Shinsegae Group will invest 300 billion won (US$261 million) over the next three years to nurture its struggling convenience store unit to market leader status ahead of CU, GS25 and 7-Eleven, Korea’s second-largest retailer said.
Shinsegae said it will foster With Me as its next growth engine amid the rapidly growing convenience store market, powered by the soaring number of single-member households.
It also plans to change the brand name from With Me to emart24 in order to embed the success of the country’s largest discount store chain, E-mart, in the money-losing convenience store franchise. “We are a newcomer to this industry because it’s been only three years since we began operating convenience stores,” With Me CEO Kim Song-yong said. “Our larger rivals all started the business in the 1980s. It has not been entirely easy for us.”
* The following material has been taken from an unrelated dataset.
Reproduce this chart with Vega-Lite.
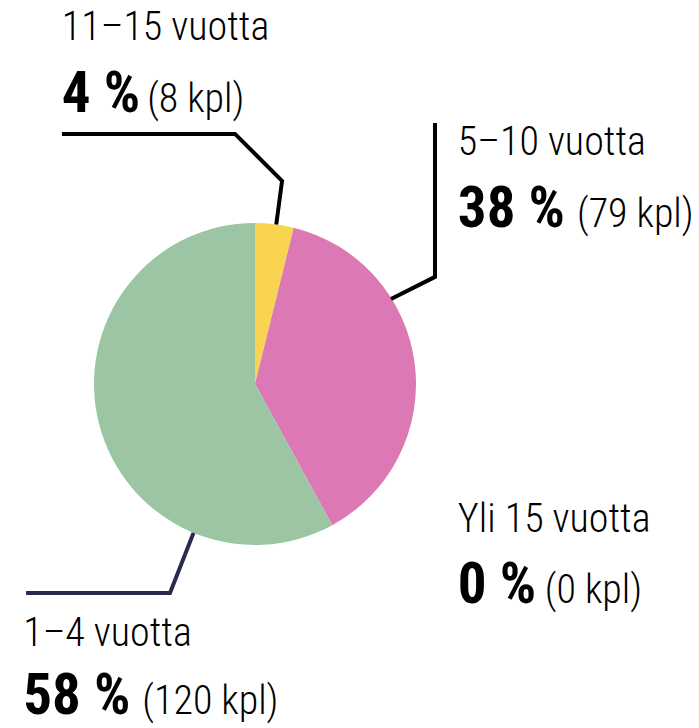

Kim said Shinsegae will inject 300 billion won until 2019 to expand the number of franchised stores, upgrade its logistics infrastructure and introduce a wider range of food and household items.
As of this April, the number of With Me shops reached 2,000 across the country. The company expects the figure will rise to 2,700 by the end of 2017, becoming the nation’s fourth-largest franchise after CU, GS25 and 7-Eleven. It said its 2017 sales will reach 700 billion won this year, nearly double 2016’s 378.3 billion won.
“By taking advantage of E-mart’s brand power, we decided to change our name to emart24 to attract more customers,” the CEO said. “We would like to borrow and inject E-mart’s knowhow and expertise into the convenience store franchise. ”
Korea’s convenience store market, which reached 20 trillion won in sales last year, has been expanding rapidly over the past few years in line with demographic changes. A rise in the number of single-person households and senior citizens has fueled the demand for small stores that offer foods and other daily necessities around the clock.
Kim also said With Me will open more premium outlets in which customers can stay longer to socialize and engage in cultural activities. “Besides selling cigarettes, beer, snacks and beverage products, we would like our stores to offer more premium products and services,” he said.